X-ray holography of nano-sized objects has so far been limited to those that form crystals, or else involved careful positioning of samples on a surface. However, many nano-sized particles are non-crystalline, short-lived, and fragile. They may also change or be damaged when being positioned on a surface. Aerosols, exotic states of matter, and the smallest forms of life often fall into these categories, and therefore are difficult to study with conventional imaging methods.
But now, engineers at the DoE’s SLLAC National Accelerator laboratory have invented a new holographic method called in-flight holography. They’ve used it to take the first X-ray holograms of nano-sized viruses that were not attached to any surface.
Scattered X-ray light from a minivirus is superimposed with scattered X-ray light from a reference sphere (main image). The curvature in superimposed images from both objects provided depth information and details about the shape of the virus. The image in the lower right corner is a holographic reconstruction of the virus based on X-ray diffraction patterns collected during the experiment. (Courtesy: Anatoli Ulmer and Tais Gorkhover/The Technical University of Berlin and SLAC National Accelerator Laboratory)
Patterns needed to create the images were taken at the Linac Coherent Light Source (LCLS), the X-ray free-electron laser at SLAC. Nanoviruses have been studied at LCLS without a holographic reference, but the interpretation of the X-ray images required many steps, relied on human input, and was a computationally challenging task.
In the new method, the researchers superimposed scattered X-ray light from the virus with scattered X-ray light from a reference nano-sized sphere. The curvature in the superimposed images from the two objects provided depth information and details about the shape of the 450-nanometer-wide virus, the minivirus. This technique greatly simplified the interpretation of the data.
“Instead of thousands of steps and algorithms that potentially don’t match up, you have a two-step procedure where you clearly get the structure out of your image,” says lead researcher Tais Gorkhover, a Panofsky Fellow at SLAC. Now, scientists can reconstruct a sample in fractions of a second.
These Illustration show the principle of in-flight holography. (Left) X-rays scatter off two spheres and form a characteristic diffraction pattern. The patterns are recorded using SLAC’s X-ray laser, the Linac Coherent Light Source. (Center) Changes in the spheres’ size and distance are reflected in the patterns which can be directly translated from the diffraction alone. The smaller sphere can act as a holographic reference. (Right) If the spheres are shifted out of plane, the fine lines of the diffraction pattern become curved. The signatures of the position and size of the reference let researchers reconstruct 3D distances between the small (reference) and large spheres. (Courtesy: Anatoli Ulmer and Tais Gorkhover/The Technical University of Berlin and SLAC National Accelerator Laboratory)

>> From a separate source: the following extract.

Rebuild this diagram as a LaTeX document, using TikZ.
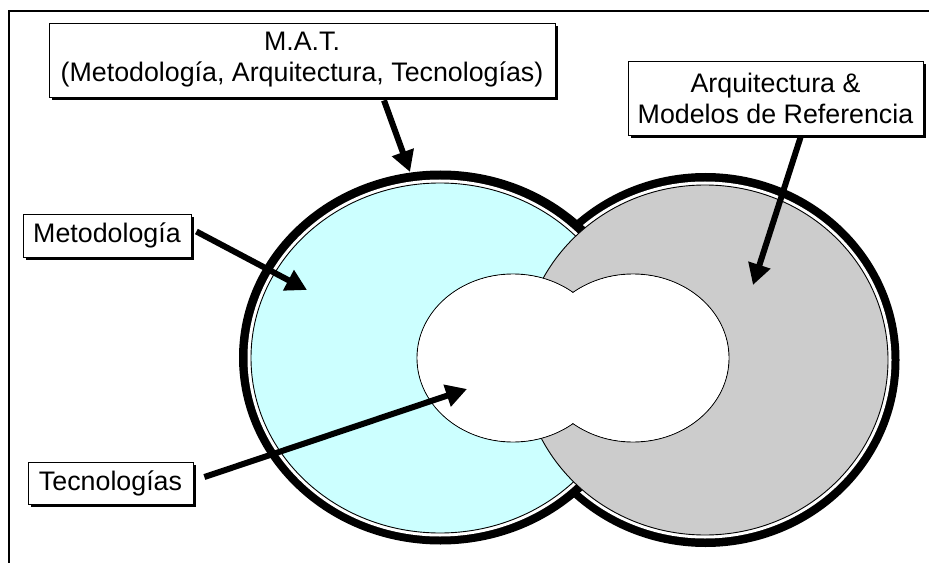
\documentclass[tikz,border=0pt]{standalone}
\usepackage{fontspec}
\setmainfont{Liberation Sans}
\usetikzlibrary{arrows.meta,shadows,calc}
\definecolor{methcyan}{HTML}{CCFFFF}
\definecolor{archgray}{HTML}{CCCCCC}
\begin{document}
\begin{tikzpicture}[x=1bp,y=-1bp,
  labelbox/.style={draw=black, line width=0.8bp, fill=white, inner sep=0pt, align=center,
    font=\fontsize{26.8bp}{31bp}\selectfont,
    drop shadow={shadow xshift=3bp, shadow yshift=-3bp, fill=black, opacity=1}},
  pointer/.style={line width=6bp, -{Triangle[length=21bp,width=22bp]}},
  ring/.style={fill=black},
  gap/.style={fill=white},
  area/.style={draw=black, line width=0.9bp}]
\useasboundingbox (0,0) rectangle (929,563);

% page frame (only top and left edges visible)
\draw[line width=2bp] (9,563) -- (9,11) -- (929,11);

% right domain: thick ring and white gap
\fill[ring] (705.5,360) ellipse [x radius=194, y radius=187];
\fill[gap] (705,360) ellipse [x radius=186.5, y radius=178.5];
% left domain: thick ring, white gap, cyan area
\fill[ring] (440.5,357.5) ellipse [x radius=201.5, y radius=187];
\fill[gap] (440,358) ellipse [x radius=192.5, y radius=178.5];
\filldraw[area, fill=methcyan] (440,358) ellipse [x radius=189, y radius=175];
% right domain area on top
\filldraw[area, fill=archgray] (705,360) ellipse [x radius=183, y radius=175];

% shared core: union of two ellipses, outer outline only
\filldraw[area, fill=white] (513,358) ellipse [x radius=96, y radius=84];
\filldraw[area, fill=white] (633,358) ellipse [x radius=96, y radius=84];
\fill[white] (513,358) ellipse [x radius=95.3, y radius=83.3];
\fill[white] (633,358) ellipse [x radius=95.3, y radius=83.3];

% labels
\node[labelbox, minimum width=506bp, minimum height=74bp] (mat) at (302,60)
  {M.A.T.\\(Metodología, Arquitectura, Tecnologías)};
\node[labelbox, minimum width=168bp, minimum height=43bp] (met) at (107,235.5)
  {Metodología};
\node[labelbox, minimum width=165bp, minimum height=42bp] (tec) at (110.5,483)
  {Tecnologías};
\node[labelbox, minimum width=295bp, minimum height=74bp] (arq) at (775.5,98)
  {Arquitectura \&\\Modelos de Referencia};

% arrow ends
\coordinate (matS) at ($(mat.south)+(82,3)$);
\coordinate (metS) at ($(met.east)+(5,-4)$);
\coordinate (arqS) at ($(arq.south)+(25,2)$);
\coordinate (tecS) at ($(tec.east)+(11,-6)$);
\coordinate (matT) at (410,172);
\coordinate (metT) at (307,290);
\coordinate (arqT) at (753,285);
\coordinate (tecT) at (467,389);

\draw[pointer] (matS) -- (matT);
\draw[pointer] (metS) -- (metT);
\draw[pointer] (arqS) -- (arqT);
\draw[pointer] (tecS) -- (tecT);
\end{tikzpicture}
\end{document}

“Before our new method, interpreting the X-ray images was complicated, and the structure of nanosamples was reconstructed long after the actual experiment using non-trivial algorithms,” says Christoph Bostedt, a scientist at the DOE’s Argonne National Laboratory. “With ‘in-flight’ holography, the procedure is simple and in principle can be performed while taking data. This is a real breakthrough.”
“Another advantage of the in-flight holography method is that it is less prone to noise and to the artifacts that can appear in the detector compared to non-holographic X-ray imaging,” adds Anatoli Ulmer, a Ph.D. student from the Technical University of Berlin in Germany.
In the long run, the researchers predict that in-flight holography will offer new ways to study air pollution, combustion, and catalytic processes, all of which involve nanoparticles.